Exercise requirements: All the data must come back unchanged, except that pictures are left out.
● ● ● ● ●
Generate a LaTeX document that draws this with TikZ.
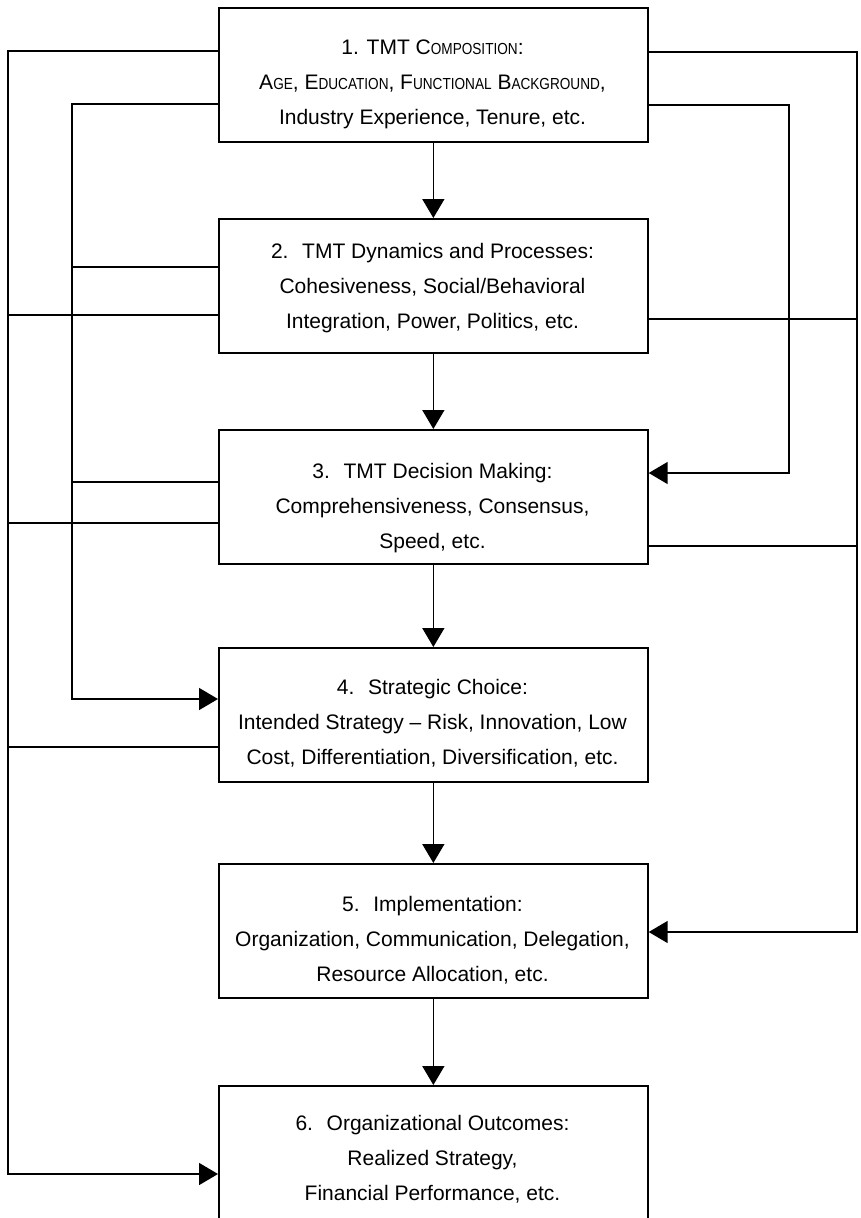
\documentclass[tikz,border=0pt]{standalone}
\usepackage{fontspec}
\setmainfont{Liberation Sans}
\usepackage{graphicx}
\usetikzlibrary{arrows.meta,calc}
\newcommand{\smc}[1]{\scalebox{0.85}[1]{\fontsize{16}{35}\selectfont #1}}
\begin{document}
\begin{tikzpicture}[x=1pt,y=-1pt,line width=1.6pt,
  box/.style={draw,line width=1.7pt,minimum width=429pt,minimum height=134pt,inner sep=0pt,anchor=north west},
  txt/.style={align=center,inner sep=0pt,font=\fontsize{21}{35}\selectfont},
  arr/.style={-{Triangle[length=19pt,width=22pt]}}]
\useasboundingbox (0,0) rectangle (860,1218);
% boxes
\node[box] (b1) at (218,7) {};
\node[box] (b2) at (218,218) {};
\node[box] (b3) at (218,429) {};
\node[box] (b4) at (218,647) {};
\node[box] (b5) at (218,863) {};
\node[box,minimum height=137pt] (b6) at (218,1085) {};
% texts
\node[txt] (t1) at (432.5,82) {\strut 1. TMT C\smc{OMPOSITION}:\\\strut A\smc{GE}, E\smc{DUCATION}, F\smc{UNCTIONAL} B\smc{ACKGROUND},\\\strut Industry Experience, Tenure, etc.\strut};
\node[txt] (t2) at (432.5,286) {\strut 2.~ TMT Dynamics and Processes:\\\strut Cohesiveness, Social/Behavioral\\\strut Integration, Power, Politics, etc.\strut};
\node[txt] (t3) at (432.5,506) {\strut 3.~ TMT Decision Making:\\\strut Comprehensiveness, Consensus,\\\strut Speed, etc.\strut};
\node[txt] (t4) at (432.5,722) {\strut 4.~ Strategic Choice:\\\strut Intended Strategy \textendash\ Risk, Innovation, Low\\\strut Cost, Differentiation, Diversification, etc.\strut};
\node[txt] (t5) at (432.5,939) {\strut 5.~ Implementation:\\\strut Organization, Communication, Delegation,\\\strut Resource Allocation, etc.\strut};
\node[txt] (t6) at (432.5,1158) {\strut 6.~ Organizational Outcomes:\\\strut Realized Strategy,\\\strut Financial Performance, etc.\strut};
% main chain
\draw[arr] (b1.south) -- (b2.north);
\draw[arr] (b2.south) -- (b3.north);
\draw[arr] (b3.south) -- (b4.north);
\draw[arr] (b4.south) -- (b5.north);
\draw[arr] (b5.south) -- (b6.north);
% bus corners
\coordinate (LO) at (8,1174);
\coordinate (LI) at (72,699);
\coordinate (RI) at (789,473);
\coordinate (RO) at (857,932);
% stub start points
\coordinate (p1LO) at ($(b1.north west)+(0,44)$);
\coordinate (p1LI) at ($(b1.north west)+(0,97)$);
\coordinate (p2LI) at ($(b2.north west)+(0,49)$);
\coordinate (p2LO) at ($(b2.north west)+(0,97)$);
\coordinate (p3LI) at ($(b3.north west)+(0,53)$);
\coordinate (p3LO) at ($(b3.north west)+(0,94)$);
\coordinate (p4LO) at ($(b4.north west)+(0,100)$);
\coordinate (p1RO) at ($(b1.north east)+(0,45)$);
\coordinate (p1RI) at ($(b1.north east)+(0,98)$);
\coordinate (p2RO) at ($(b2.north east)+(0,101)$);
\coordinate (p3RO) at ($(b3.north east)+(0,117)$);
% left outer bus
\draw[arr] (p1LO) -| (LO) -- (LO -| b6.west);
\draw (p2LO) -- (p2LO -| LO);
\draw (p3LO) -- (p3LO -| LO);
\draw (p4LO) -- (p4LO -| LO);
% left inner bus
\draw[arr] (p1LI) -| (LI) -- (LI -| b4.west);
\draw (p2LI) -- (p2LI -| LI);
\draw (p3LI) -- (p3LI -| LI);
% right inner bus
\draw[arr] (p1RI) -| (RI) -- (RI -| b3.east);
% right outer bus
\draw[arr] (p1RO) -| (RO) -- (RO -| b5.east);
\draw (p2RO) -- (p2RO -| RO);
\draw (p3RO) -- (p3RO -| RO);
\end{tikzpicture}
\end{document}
● ● ● ● ●
Task result:
Generate a LaTeX document that draws this with TikZ.
\documentclass[tikz,border=0pt]{standalone}
\usepackage{fontspec}
\setmainfont{Liberation Sans}
\usepackage{graphicx}
\usetikzlibrary{arrows.meta,calc}
\newcommand{\smc}[1]{\scalebox{0.85}[1]{\fontsize{16}{35}\selectfont #1}}
\begin{document}
\begin{tikzpicture}[x=1pt,y=-1pt,line width=1.6pt,
  box/.style={draw,line width=1.7pt,minimum width=429pt,minimum height=134pt,inner sep=0pt,anchor=north west},
  txt/.style={align=center,inner sep=0pt,font=\fontsize{21}{35}\selectfont},
  arr/.style={-{Triangle[length=19pt,width=22pt]}}]
\useasboundingbox (0,0) rectangle (860,1218);
% boxes
\node[box] (b1) at (218,7) {};
\node[box] (b2) at (218,218) {};
\node[box] (b3) at (218,429) {};
\node[box] (b4) at (218,647) {};
\node[box] (b5) at (218,863) {};
\node[box,minimum height=137pt] (b6) at (218,1085) {};
% texts
\node[txt] (t1) at (432.5,82) {\strut 1. TMT C\smc{OMPOSITION}:\\\strut A\smc{GE}, E\smc{DUCATION}, F\smc{UNCTIONAL} B\smc{ACKGROUND},\\\strut Industry Experience, Tenure, etc.\strut};
\node[txt] (t2) at (432.5,286) {\strut 2.~ TMT Dynamics and Processes:\\\strut Cohesiveness, Social/Behavioral\\\strut Integration, Power, Politics, etc.\strut};
\node[txt] (t3) at (432.5,506) {\strut 3.~ TMT Decision Making:\\\strut Comprehensiveness, Consensus,\\\strut Speed, etc.\strut};
\node[txt] (t4) at (432.5,722) {\strut 4.~ Strategic Choice:\\\strut Intended Strategy \textendash\ Risk, Innovation, Low\\\strut Cost, Differentiation, Diversification, etc.\strut};
\node[txt] (t5) at (432.5,939) {\strut 5.~ Implementation:\\\strut Organization, Communication, Delegation,\\\strut Resource Allocation, etc.\strut};
\node[txt] (t6) at (432.5,1158) {\strut 6.~ Organizational Outcomes:\\\strut Realized Strategy,\\\strut Financial Performance, etc.\strut};
% main chain
\draw[arr] (b1.south) -- (b2.north);
\draw[arr] (b2.south) -- (b3.north);
\draw[arr] (b3.south) -- (b4.north);
\draw[arr] (b4.south) -- (b5.north);
\draw[arr] (b5.south) -- (b6.north);
% bus corners
\coordinate (LO) at (8,1174);
\coordinate (LI) at (72,699);
\coordinate (RI) at (789,473);
\coordinate (RO) at (857,932);
% stub start points
\coordinate (p1LO) at ($(b1.north west)+(0,44)$);
\coordinate (p1LI) at ($(b1.north west)+(0,97)$);
\coordinate (p2LI) at ($(b2.north west)+(0,49)$);
\coordinate (p2LO) at ($(b2.north west)+(0,97)$);
\coordinate (p3LI) at ($(b3.north west)+(0,53)$);
\coordinate (p3LO) at ($(b3.north west)+(0,94)$);
\coordinate (p4LO) at ($(b4.north west)+(0,100)$);
\coordinate (p1RO) at ($(b1.north east)+(0,45)$);
\coordinate (p1RI) at ($(b1.north east)+(0,98)$);
\coordinate (p2RO) at ($(b2.north east)+(0,101)$);
\coordinate (p3RO) at ($(b3.north east)+(0,117)$);
% left outer bus
\draw[arr] (p1LO) -| (LO) -- (LO -| b6.west);
\draw (p2LO) -- (p2LO -| LO);
\draw (p3LO) -- (p3LO -| LO);
\draw (p4LO) -- (p4LO -| LO);
% left inner bus
\draw[arr] (p1LI) -| (LI) -- (LI -| b4.west);
\draw (p2LI) -- (p2LI -| LI);
\draw (p3LI) -- (p3LI -| LI);
% right inner bus
\draw[arr] (p1RI) -| (RI) -- (RI -| b3.east);
% right outer bus
\draw[arr] (p1RO) -| (RO) -- (RO -| b5.east);
\draw (p2RO) -- (p2RO -| RO);
\draw (p3RO) -- (p3RO -| RO);
\end{tikzpicture}
\end{document}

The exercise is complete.